## DATA SECTION
* * *

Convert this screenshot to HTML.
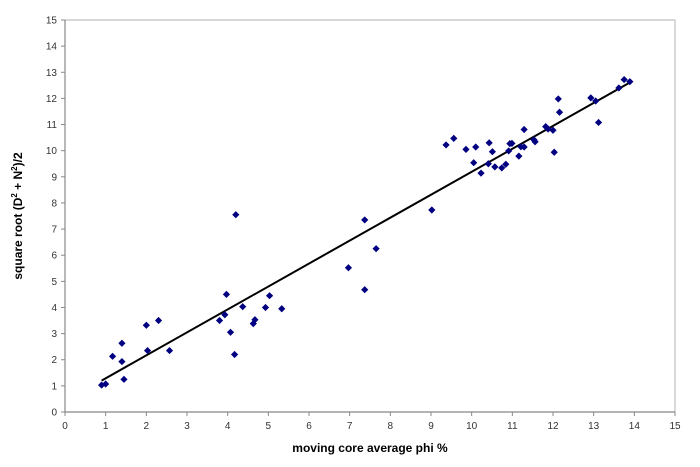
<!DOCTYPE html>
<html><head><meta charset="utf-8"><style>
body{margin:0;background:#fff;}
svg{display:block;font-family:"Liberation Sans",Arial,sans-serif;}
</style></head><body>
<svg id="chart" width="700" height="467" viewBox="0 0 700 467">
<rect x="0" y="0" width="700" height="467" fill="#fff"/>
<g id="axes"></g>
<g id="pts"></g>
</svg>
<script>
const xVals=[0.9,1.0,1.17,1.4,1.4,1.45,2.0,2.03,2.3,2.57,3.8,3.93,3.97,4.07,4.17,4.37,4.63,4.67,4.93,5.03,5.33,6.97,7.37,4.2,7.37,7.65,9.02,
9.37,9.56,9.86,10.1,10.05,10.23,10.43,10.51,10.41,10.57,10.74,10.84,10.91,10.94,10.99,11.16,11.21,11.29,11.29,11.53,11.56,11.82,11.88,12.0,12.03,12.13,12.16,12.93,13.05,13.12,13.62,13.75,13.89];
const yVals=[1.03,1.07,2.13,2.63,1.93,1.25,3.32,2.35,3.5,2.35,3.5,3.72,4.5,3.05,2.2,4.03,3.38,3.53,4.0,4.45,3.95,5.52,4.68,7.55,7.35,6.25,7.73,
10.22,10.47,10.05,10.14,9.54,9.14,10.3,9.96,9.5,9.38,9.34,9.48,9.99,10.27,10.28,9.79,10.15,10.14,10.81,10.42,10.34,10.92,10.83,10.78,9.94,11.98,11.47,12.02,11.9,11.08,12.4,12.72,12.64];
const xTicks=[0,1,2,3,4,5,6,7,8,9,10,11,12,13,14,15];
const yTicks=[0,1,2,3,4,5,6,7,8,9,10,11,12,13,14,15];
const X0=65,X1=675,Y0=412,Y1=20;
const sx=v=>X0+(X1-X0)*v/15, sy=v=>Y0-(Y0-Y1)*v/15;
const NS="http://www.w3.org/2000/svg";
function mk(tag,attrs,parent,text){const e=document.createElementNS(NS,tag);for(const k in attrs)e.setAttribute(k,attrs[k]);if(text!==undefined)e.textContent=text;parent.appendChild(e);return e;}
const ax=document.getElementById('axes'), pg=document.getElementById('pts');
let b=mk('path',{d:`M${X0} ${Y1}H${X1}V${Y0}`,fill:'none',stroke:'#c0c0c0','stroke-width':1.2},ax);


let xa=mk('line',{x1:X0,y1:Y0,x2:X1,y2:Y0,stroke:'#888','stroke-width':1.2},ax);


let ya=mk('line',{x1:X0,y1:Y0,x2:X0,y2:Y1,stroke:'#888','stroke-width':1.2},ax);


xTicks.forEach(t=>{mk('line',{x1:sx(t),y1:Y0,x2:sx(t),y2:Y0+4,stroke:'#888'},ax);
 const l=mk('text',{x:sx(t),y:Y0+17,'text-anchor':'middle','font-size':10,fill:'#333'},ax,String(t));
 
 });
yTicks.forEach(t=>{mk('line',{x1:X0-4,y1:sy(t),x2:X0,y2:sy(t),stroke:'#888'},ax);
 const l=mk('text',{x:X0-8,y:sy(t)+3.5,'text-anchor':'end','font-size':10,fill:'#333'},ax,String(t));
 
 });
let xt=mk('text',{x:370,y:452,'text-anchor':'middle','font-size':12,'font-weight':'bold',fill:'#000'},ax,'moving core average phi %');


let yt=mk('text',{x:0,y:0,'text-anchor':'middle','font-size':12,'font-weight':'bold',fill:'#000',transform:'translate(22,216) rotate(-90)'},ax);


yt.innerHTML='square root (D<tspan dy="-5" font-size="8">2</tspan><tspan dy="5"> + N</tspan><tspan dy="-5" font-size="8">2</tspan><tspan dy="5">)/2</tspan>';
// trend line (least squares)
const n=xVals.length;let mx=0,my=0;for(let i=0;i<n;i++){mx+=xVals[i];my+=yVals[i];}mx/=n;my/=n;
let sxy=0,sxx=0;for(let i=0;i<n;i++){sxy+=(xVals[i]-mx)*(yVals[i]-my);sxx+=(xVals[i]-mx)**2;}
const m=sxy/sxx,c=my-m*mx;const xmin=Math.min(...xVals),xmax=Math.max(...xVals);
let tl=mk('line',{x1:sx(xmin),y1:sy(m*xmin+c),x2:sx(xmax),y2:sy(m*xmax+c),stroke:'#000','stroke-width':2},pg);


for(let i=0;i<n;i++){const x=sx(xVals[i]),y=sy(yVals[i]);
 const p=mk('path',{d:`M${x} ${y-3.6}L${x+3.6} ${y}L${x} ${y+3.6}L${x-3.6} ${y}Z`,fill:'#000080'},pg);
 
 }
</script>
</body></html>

* * *

## TASK
Quote the material word for word, dropping any images it holds.

## RESPONSE BELOW
Convert this screenshot to HTML.
<!DOCTYPE html>
<html><head><meta charset="utf-8"><style>
body{margin:0;background:#fff;}
svg{display:block;font-family:"Liberation Sans",Arial,sans-serif;}
</style></head><body>
<svg id="chart" width="700" height="467" viewBox="0 0 700 467">
<rect x="0" y="0" width="700" height="467" fill="#fff"/>
<g id="axes"></g>
<g id="pts"></g>
</svg>
<script>
const xVals=[0.9,1.0,1.17,1.4,1.4,1.45,2.0,2.03,2.3,2.57,3.8,3.93,3.97,4.07,4.17,4.37,4.63,4.67,4.93,5.03,5.33,6.97,7.37,4.2,7.37,7.65,9.02,
9.37,9.56,9.86,10.1,10.05,10.23,10.43,10.51,10.41,10.57,10.74,10.84,10.91,10.94,10.99,11.16,11.21,11.29,11.29,11.53,11.56,11.82,11.88,12.0,12.03,12.13,12.16,12.93,13.05,13.12,13.62,13.75,13.89];
const yVals=[1.03,1.07,2.13,2.63,1.93,1.25,3.32,2.35,3.5,2.35,3.5,3.72,4.5,3.05,2.2,4.03,3.38,3.53,4.0,4.45,3.95,5.52,4.68,7.55,7.35,6.25,7.73,
10.22,10.47,10.05,10.14,9.54,9.14,10.3,9.96,9.5,9.38,9.34,9.48,9.99,10.27,10.28,9.79,10.15,10.14,10.81,10.42,10.34,10.92,10.83,10.78,9.94,11.98,11.47,12.02,11.9,11.08,12.4,12.72,12.64];
const xTicks=[0,1,2,3,4,5,6,7,8,9,10,11,12,13,14,15];
const yTicks=[0,1,2,3,4,5,6,7,8,9,10,11,12,13,14,15];
const X0=65,X1=675,Y0=412,Y1=20;
const sx=v=>X0+(X1-X0)*v/15, sy=v=>Y0-(Y0-Y1)*v/15;
const NS="http://www.w3.org/2000/svg";
function mk(tag,attrs,parent,text){const e=document.createElementNS(NS,tag);for(const k in attrs)e.setAttribute(k,attrs[k]);if(text!==undefined)e.textContent=text;parent.appendChild(e);return e;}
const ax=document.getElementById('axes'), pg=document.getElementById('pts');
let b=mk('path',{d:`M${X0} ${Y1}H${X1}V${Y0}`,fill:'none',stroke:'#c0c0c0','stroke-width':1.2},ax);


let xa=mk('line',{x1:X0,y1:Y0,x2:X1,y2:Y0,stroke:'#888','stroke-width':1.2},ax);


let ya=mk('line',{x1:X0,y1:Y0,x2:X0,y2:Y1,stroke:'#888','stroke-width':1.2},ax);


xTicks.forEach(t=>{mk('line',{x1:sx(t),y1:Y0,x2:sx(t),y2:Y0+4,stroke:'#888'},ax);
 const l=mk('text',{x:sx(t),y:Y0+17,'text-anchor':'middle','font-size':10,fill:'#333'},ax,String(t));
 
 });
yTicks.forEach(t=>{mk('line',{x1:X0-4,y1:sy(t),x2:X0,y2:sy(t),stroke:'#888'},ax);
 const l=mk('text',{x:X0-8,y:sy(t)+3.5,'text-anchor':'end','font-size':10,fill:'#333'},ax,String(t));
 
 });
let xt=mk('text',{x:370,y:452,'text-anchor':'middle','font-size':12,'font-weight':'bold',fill:'#000'},ax,'moving core average phi %');


let yt=mk('text',{x:0,y:0,'text-anchor':'middle','font-size':12,'font-weight':'bold',fill:'#000',transform:'translate(22,216) rotate(-90)'},ax);


yt.innerHTML='square root (D<tspan dy="-5" font-size="8">2</tspan><tspan dy="5"> + N</tspan><tspan dy="-5" font-size="8">2</tspan><tspan dy="5">)/2</tspan>';
// trend line (least squares)
const n=xVals.length;let mx=0,my=0;for(let i=0;i<n;i++){mx+=xVals[i];my+=yVals[i];}mx/=n;my/=n;
let sxy=0,sxx=0;for(let i=0;i<n;i++){sxy+=(xVals[i]-mx)*(yVals[i]-my);sxx+=(xVals[i]-mx)**2;}
const m=sxy/sxx,c=my-m*mx;const xmin=Math.min(...xVals),xmax=Math.max(...xVals);
let tl=mk('line',{x1:sx(xmin),y1:sy(m*xmin+c),x2:sx(xmax),y2:sy(m*xmax+c),stroke:'#000','stroke-width':2},pg);


for(let i=0;i<n;i++){const x=sx(xVals[i]),y=sy(yVals[i]);
 const p=mk('path',{d:`M${x} ${y-3.6}L${x+3.6} ${y}L${x} ${y+3.6}L${x-3.6} ${y}Z`,fill:'#000080'},pg);
 
 }
</script>
</body></html>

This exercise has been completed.